Slums are different. Slums are areas of intense overcrowding where crime and poverty prevail, government services are limited, and no one cares.
Not far from Rio de Janeiro’s sparkling Copacabana’s beaches are favellas, impossibly dense housing built into the hillsides. 11 million people! Nearly 6% of Brazil’s entire population live in such communities. Most favellas are lawless, controlled by bandidos or drug lords.

A Rio de Janeiro favella
Varanasi, a city in India of three million inhabitants living along the Ganges, is another such slum. Entire families live in alleys scattered with their few possessions of life and shared with feral cats, dogs, and the occasional Brahma bull. Meals are cooked on a small stoop in the alley. Daily they go to the river to bathe, or wash their clothes, while on the banks above, members of the Untouchable caste burn bodies in religious ceremonies before throwing the ashes into the river. Occasionally a dead cow or the body of a pregnant, unmarried woman floats past them.

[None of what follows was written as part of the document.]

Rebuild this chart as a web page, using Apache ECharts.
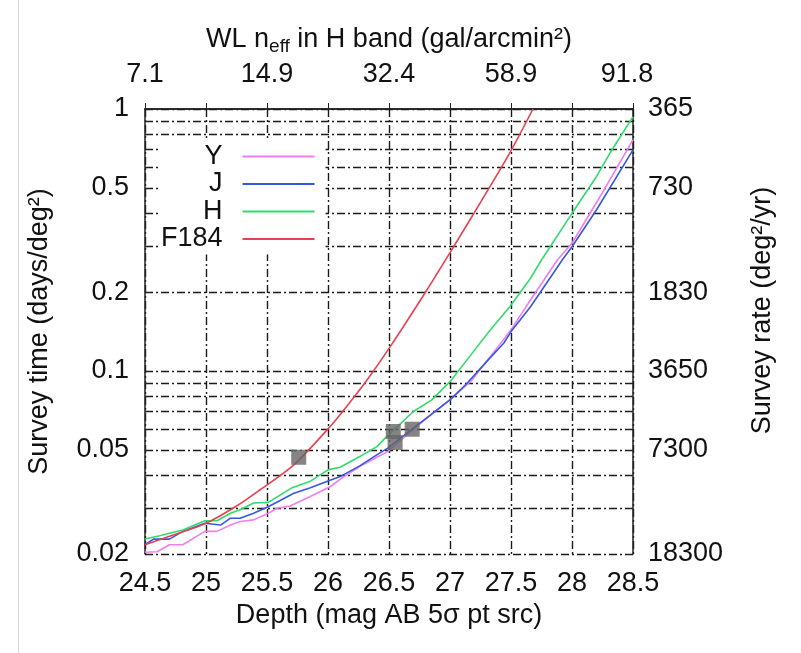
<!DOCTYPE html>
<html>
<head>
<meta charset="utf-8">
<script src="https://cdn.jsdelivr.net/npm/echarts@6/dist/echarts.min.js"></script>
<style>
html,body{margin:0;padding:0;background:#fff;}
#chart{width:801px;height:653px;}
</style>
</head>
<body>
<div id="chart"></div>
<script>
// ---- data ----
const seriesNames = ['Y', 'J', 'H', 'F184'];

const yDepth = [24.5, 24.6, 24.7, 24.81, 24.99, 25.09, 25.2, 25.28, 25.39, 25.51, 25.58, 25.69, 25.85, 26.02, 26.13, 26.26, 26.4, 26.49, 26.7, 27.03, 27.18, 27.33, 27.49, 27.66, 27.88, 28.0, 28.25, 28.5];
const yTime  = [0.0203, 0.0204, 0.0217, 0.0217, 0.0244, 0.0244, 0.0258, 0.0266, 0.0270, 0.0286, 0.0299, 0.0305, 0.0331, 0.0362, 0.0395, 0.0431, 0.0468, 0.0492, 0.0600, 0.0798, 0.0923, 0.1134, 0.1413, 0.1866, 0.2652, 0.3073, 0.48, 0.762];

const jDepth = [24.5, 24.57, 24.7, 24.81, 24.99, 25.12, 25.2, 25.28, 25.39, 25.51, 25.72, 25.85, 25.99, 26.1, 26.26, 26.4, 26.49, 26.7, 27.0, 27.14, 27.3, 27.44, 27.51, 27.66, 27.92, 28.0, 28.2, 28.5];
const jTime  = [0.0217, 0.0228, 0.0228, 0.0244, 0.0262, 0.0258, 0.0274, 0.0274, 0.0286, 0.0303, 0.0341, 0.0357, 0.0378, 0.0395, 0.0434, 0.0478, 0.0507, 0.0605, 0.0775, 0.0897, 0.1085, 0.1275, 0.1434, 0.1759, 0.2652, 0.298, 0.4116, 0.698];

const hDepth = [24.5, 24.62, 24.7, 24.81, 24.99, 25.09, 25.2, 25.28, 25.39, 25.51, 25.7, 25.85, 26.0, 26.1, 26.26, 26.4, 26.48, 26.7, 26.85, 27.0, 27.16, 27.33, 27.49, 27.66, 27.75, 28.0, 28.2, 28.31, 28.5];
const hTime  = [0.0228, 0.0235, 0.0240, 0.0247, 0.0268, 0.0268, 0.0286, 0.0295, 0.0313, 0.0315, 0.0357, 0.0378, 0.0419, 0.0429, 0.0471, 0.0514, 0.0561, 0.0700, 0.0775, 0.091, 0.1134, 0.1434, 0.1759, 0.2259, 0.2652, 0.3997, 0.5515, 0.6775, 0.935];

const fDepth = [24.5, 24.75, 25.0, 25.25, 25.44, 25.72, 26.0, 26.13, 26.32, 26.51, 26.8, 27.0, 27.25, 27.49, 27.68];
const fTime  = [0.0217, 0.0238, 0.0262, 0.0305, 0.0351, 0.0438, 0.0601, 0.0710, 0.0924, 0.1238, 0.2002, 0.283, 0.44, 0.68, 1.0];

const squareDepth = [25.76, 26.535, 26.55, 26.69];
const squareTime  = [0.0468, 0.0587, 0.0533, 0.0599];

// axis ticks
const depthMin = 24.5, depthMax = 28.5, depthStep = 0.5;
const timeMin = 0.02, timeMax = 1;
const leftTickVals   = [0.02, 0.05, 0.1, 0.2, 0.5, 1];
const leftTickLabels = ['0.02', '0.05', '0.1', '0.2', '0.5', '1'];
const rightTickLabels = ['18300', '7300', '3650', '1830', '730', '365'];
const gridVals = [0.02, 0.03, 0.04, 0.05, 0.06, 0.07, 0.08, 0.09, 0.1, 0.2, 0.3, 0.4, 0.5, 0.6, 0.7, 0.8, 0.9, 1];
const topTickDepths = [24.5, 25.5, 26.5, 27.5, 28.45];
const topTickLabels = ['7.1', '14.9', '32.4', '58.9', '91.8'];

// ---- build ----
const L = Math.log10;
const pairs = (xs, ys) => xs.map((x, i) => [x, L(ys[i])]);
const FONT = '"Liberation Sans", Arial, Helvetica, sans-serif';
const FS = 27;
const TXT = '#111';
const lookup = (vals, labels) => (v) => {
  const i = vals.findIndex(t => Math.abs(L(t) - v) < 1e-6);
  return i >= 0 ? labels[i] : '';
};
const lookupLin = (vals, labels) => (v) => {
  const i = vals.findIndex(t => Math.abs(t - v) < 1e-6);
  return i >= 0 ? labels[i] : '';
};
const frame = { show: true, lineStyle: { color: '#222', width: 1.5 } };
const gridLine = { show: true, lineStyle: { color: '#1a1a1a', width: 1.4, type: [8, 3, 2, 3] } };

const colors = { Y: '#f07ef0', J: '#3658e0', H: '#2fdc6c', F184: '#e8404f' };

const chart = echarts.init(document.getElementById('chart'), null, { renderer: 'canvas' });
chart.setOption({
  animation: false,
  backgroundColor: '#fff',
  textStyle: { fontFamily: FONT },
  grid: { left: 145, right: 168, top: 109, bottom: 99, containLabel: false },
  xAxis: [{
    type: 'value', position: 'bottom', min: depthMin, max: depthMax, interval: depthStep,
    axisLine: frame,
    axisTick: { show: true, inside: true, length: 6, lineStyle: { color: '#222' } },
    axisLabel: { fontSize: FS, color: TXT, margin: 16, fontFamily: FONT },
    splitLine: gridLine,
    name: 'Depth (mag AB 5σ pt src)', nameLocation: 'middle', nameGap: 47,
    nameTextStyle: { fontSize: FS, color: TXT, fontFamily: FONT }
  }, {
    type: 'value', position: 'top', min: depthMin, max: depthMax, interval: depthStep,
    axisLine: frame,
    axisTick: { show: false },
    axisLabel: { fontSize: FS, color: TXT, margin: 21, fontFamily: FONT,
      customValues: topTickDepths, formatter: lookupLin(topTickDepths, topTickLabels) },
    splitLine: { show: false },
    name: 'WL n{sub|eff} in H band (gal/arcmin²)', nameLocation: 'middle', nameGap: 52,
    nameTextStyle: { fontSize: FS, color: TXT, fontFamily: FONT,
      rich: { sub: { fontSize: 19, color: TXT, fontFamily: FONT, padding: [14, 0, 0, 0] } } }
  }],
  yAxis: [{
    type: 'value', position: 'left', min: L(timeMin), max: L(timeMax),
    axisLine: frame,
    axisTick: { show: true, inside: true, length: 6, customValues: gridVals.map(L), lineStyle: { color: '#222' } },
    axisLabel: { fontSize: FS, color: TXT, margin: 16, fontFamily: FONT,
      customValues: leftTickVals.map(L), formatter: lookup(leftTickVals, leftTickLabels) },
    splitLine: gridLine,
    name: 'Survey time (days/deg²)', nameLocation: 'middle', nameGap: 92,
    nameTextStyle: { fontSize: FS, color: TXT, fontFamily: FONT }
  }, {
    type: 'value', position: 'right', min: L(timeMin), max: L(timeMax),
    axisLine: frame,
    axisTick: { show: true, inside: true, length: 6, customValues: gridVals.map(L), lineStyle: { color: '#222' } },
    axisLabel: { fontSize: FS, color: TXT, margin: 15, fontFamily: FONT,
      customValues: leftTickVals.map(L), formatter: lookup(leftTickVals, rightTickLabels) },
    splitLine: { show: false },
    name: 'Survey rate (deg²/yr)', nameLocation: 'middle', nameGap: 116,
    nameTextStyle: { fontSize: FS, color: TXT, fontFamily: FONT, padding: [0, 0, 0, 42] }
  }],
  legend: {
    orient: 'vertical', align: 'right', left: 161, top: 141,
    icon: 'rect', itemWidth: 72, itemHeight: 1.8, itemGap: 0.5, padding: [2, 11, 2, 0],
    backgroundColor: '#fff', selectedMode: false,
    data: seriesNames,
    formatter: (n) => n + '  ',
    textStyle: { fontSize: FS, color: TXT, fontFamily: FONT }
  },
  graphic: [{
    type: 'line', silent: true,
    shape: { x1: 18.5, y1: 0, x2: 18.5, y2: 653 },
    style: { stroke: '#d6d6d6', lineWidth: 1 }
  }],
  series: [
    { name: 'Y', type: 'line', data: pairs(yDepth, yTime), symbol: 'none', lineStyle: { color: colors.Y, width: 1.6 }, itemStyle: { color: colors.Y } },
    { name: 'J', type: 'line', data: pairs(jDepth, jTime), symbol: 'none', lineStyle: { color: colors.J, width: 1.6 }, itemStyle: { color: colors.J } },
    { name: 'H', type: 'line', data: pairs(hDepth, hTime), symbol: 'none', lineStyle: { color: colors.H, width: 1.6 }, itemStyle: { color: colors.H } },
    { name: 'F184', type: 'line', data: pairs(fDepth, fTime), symbol: 'none', smooth: 0.3, lineStyle: { color: colors.F184, width: 1.6 }, itemStyle: { color: colors.F184 } },
    { name: 'markers', type: 'scatter', data: pairs(squareDepth, squareTime), symbol: 'rect', symbolSize: 15, itemStyle: { color: '#656565' }, z: 5 }
  ]
});
</script>
</body>
</html>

They are Hindu, accepting their lives, in the conviction they will be reincarnated in a higher state.


Varanasi along the Ganges
The townships of South Africa evolved from the adoption of apartheid policies from 1947-1990. Initially they were without fresh water, sanitation, paved streets or schools. 15 million blacks were pushed out of the cities and segregated. Since Nelson Mandela became President in 1994 the government has worked to improve conditions but the influx of another 10 million blacks from nearby impoverished countries has made it difficult and for every new home the government builds another five families arrive without money or skills.


Cape Town Black Townships
These slums are not unique. These are just three examples in three different parts of the world. The only thing they have in common is the human misery they share while situated in countries of considerable wealth that tolerate a terrible distribution of income that perpetuates their misery.
Brazil, South Africa, and the United States share the dubious distinction of having the worst distribution of income in the entire world. We should be able to do better.